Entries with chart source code
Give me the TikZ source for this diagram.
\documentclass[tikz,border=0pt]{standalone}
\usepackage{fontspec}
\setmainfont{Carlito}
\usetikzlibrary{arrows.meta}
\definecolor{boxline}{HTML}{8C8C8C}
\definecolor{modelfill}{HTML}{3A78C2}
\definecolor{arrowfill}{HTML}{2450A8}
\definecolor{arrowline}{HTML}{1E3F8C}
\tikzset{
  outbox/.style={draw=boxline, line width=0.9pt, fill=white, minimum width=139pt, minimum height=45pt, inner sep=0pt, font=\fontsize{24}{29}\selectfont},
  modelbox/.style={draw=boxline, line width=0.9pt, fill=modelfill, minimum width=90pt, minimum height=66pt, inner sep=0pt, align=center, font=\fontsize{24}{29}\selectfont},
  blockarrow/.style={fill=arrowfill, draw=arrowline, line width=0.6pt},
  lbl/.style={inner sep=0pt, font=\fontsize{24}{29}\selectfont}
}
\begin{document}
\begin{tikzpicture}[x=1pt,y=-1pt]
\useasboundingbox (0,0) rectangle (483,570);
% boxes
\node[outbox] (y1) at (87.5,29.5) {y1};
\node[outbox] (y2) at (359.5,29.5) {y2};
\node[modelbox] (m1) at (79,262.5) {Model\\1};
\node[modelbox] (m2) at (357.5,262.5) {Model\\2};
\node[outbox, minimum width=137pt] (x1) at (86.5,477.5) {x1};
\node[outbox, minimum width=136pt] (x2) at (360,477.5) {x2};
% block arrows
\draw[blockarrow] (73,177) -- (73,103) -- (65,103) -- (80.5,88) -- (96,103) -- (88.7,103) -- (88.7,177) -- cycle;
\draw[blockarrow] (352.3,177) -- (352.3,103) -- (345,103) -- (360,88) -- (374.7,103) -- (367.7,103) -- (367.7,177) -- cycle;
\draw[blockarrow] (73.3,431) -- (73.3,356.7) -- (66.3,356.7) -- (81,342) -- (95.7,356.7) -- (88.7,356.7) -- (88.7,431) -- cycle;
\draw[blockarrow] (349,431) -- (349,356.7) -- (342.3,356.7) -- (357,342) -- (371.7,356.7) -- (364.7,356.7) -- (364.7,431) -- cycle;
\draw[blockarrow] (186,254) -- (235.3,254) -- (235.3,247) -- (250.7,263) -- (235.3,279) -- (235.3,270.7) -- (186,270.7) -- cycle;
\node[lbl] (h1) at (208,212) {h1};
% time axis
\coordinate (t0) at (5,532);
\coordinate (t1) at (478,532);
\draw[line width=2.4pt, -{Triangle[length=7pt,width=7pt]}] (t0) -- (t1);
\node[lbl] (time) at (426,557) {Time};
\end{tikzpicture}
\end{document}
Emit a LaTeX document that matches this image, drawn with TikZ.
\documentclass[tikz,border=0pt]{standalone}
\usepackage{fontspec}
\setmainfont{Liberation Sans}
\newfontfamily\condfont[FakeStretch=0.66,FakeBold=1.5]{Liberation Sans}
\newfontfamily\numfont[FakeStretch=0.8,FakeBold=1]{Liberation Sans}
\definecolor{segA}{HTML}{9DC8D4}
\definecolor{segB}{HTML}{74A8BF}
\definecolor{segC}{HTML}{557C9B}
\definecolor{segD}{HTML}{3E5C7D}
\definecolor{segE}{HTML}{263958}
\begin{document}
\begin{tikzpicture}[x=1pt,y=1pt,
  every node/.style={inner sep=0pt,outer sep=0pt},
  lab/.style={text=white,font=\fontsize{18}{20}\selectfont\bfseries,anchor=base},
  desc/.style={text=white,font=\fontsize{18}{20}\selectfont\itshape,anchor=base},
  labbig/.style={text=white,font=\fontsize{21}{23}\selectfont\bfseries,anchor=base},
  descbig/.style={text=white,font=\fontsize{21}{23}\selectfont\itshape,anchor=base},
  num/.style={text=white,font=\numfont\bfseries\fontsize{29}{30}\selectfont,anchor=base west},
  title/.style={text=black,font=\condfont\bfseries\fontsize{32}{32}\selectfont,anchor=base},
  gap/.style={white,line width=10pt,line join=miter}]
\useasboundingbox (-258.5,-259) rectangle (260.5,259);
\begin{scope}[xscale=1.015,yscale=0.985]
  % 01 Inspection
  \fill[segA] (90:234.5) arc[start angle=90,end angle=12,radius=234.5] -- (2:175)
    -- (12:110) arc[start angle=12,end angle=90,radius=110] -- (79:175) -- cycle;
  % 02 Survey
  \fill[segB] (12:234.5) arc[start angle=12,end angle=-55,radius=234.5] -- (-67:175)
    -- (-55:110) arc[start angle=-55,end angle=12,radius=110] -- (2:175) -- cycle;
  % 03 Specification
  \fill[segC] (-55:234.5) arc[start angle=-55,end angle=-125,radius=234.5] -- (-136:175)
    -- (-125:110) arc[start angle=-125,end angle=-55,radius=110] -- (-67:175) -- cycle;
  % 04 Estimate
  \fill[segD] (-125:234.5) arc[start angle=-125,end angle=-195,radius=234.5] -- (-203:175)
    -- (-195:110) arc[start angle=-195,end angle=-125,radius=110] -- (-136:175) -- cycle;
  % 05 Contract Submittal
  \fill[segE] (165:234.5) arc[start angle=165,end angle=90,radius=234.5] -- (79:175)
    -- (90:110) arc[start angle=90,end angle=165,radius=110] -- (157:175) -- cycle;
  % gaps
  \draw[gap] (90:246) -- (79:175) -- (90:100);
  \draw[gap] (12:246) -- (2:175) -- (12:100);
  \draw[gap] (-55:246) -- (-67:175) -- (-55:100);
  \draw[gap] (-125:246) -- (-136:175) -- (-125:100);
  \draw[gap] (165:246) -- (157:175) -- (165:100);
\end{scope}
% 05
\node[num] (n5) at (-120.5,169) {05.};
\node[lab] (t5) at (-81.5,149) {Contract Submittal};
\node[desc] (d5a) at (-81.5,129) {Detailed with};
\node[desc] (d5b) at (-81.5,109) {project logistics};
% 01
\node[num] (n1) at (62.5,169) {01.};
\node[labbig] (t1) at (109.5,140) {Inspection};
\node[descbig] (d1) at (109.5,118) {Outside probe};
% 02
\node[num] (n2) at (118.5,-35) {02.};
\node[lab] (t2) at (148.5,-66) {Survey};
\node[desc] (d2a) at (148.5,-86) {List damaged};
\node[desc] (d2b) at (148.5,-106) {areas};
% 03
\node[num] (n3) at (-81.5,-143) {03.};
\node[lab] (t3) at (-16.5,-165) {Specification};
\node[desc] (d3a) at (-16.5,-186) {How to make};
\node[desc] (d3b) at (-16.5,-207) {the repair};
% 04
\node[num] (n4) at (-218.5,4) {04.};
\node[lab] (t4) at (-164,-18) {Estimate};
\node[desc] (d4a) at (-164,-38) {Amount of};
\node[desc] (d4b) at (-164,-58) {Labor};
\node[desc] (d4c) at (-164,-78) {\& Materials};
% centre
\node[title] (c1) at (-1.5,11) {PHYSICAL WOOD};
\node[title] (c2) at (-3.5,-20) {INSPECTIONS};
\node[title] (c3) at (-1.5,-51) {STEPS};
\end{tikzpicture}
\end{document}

» Your instructions: From the records above, pull out each line that has "this".

» Reply to the task:
Give me the TikZ source for this diagram.
Emit a LaTeX document that matches this image, drawn with TikZ.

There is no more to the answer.